Council chiefs decided this week to axe plans to start work on the Oxford Circus scheme, telling The Standard newspaper that its officials decided on a much more cautious approach to long-awaited changes to Oxford Street following the Mound fiasco that had forced deputy council leader in charge of the project to quit last month. 

The aim had been to close a 150m-long section to vehicles before the end of the year, and “calm” traffic in adjacent Regent Street with longer green phases at pedestrian crossings and other measures.

This also means the new Crossrail train system, which will have two stations on Oxford Street (at Bond Street and Tottenham Court Road), could open next year before extra space is created for pedestrians.

Matthew Green, Westminster’s cabinet member for business, said: “Having listened to residents and reviewed the cost-effectiveness of the proposal for a pilot for the Oxford Circus piazzas, we have decided that it’s better to move forward with a focus on permanent schemes. Therefore, the temporary piazzas previously planned to open at Oxford Circus later this year will not now go ahead.”

London mayor Sadiq Khan, whose 2018 plan to part-pedestrianise the street near Selfridges was blocked by the council, said he was disappointed that the plans had been postponed.

A mayoral spokesperson told the newspaper: “We hope the council, working with local communities, will now bring forward proposals for permanent improvements to Oxford Circus as soon as possible”.

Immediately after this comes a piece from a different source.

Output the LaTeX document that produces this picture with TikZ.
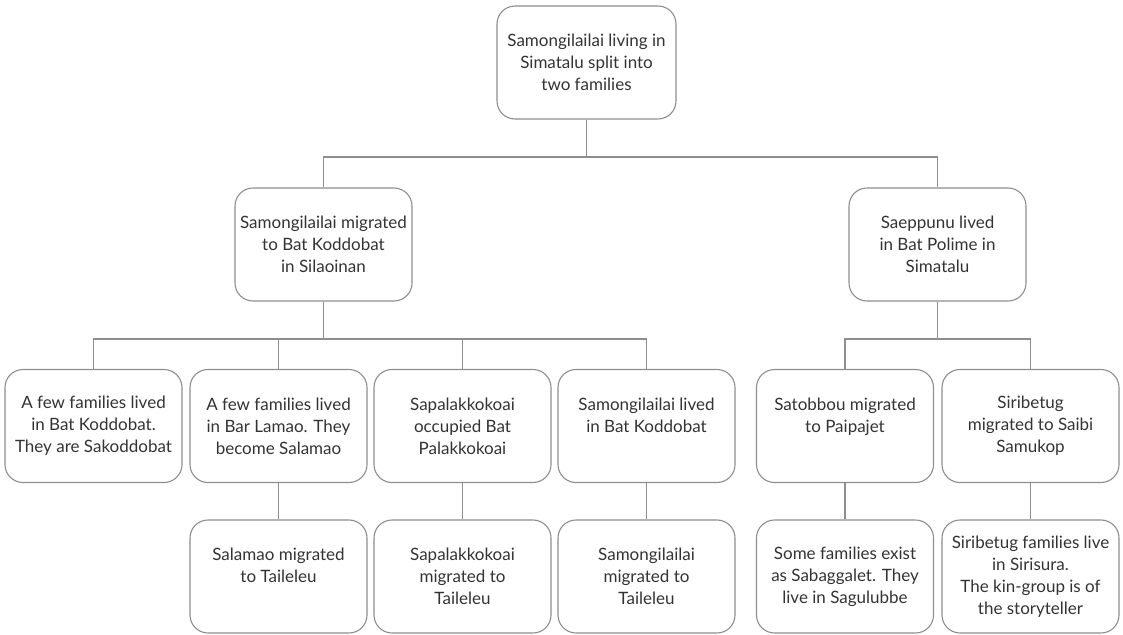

Westminster leader Rachael Robathan said she had no wish to fully pedestrianise Oxford Street. She told BBC Radio London: “We don’t see it as inevitable. Back in 2018 there was very clear feedback that people didn’t support [its] pedestrianisation. Do we need to do something about Oxford Street, with one in five retail outlets now shut? Absolutely we do… But the pedestrianisation of the whole street is not an option.”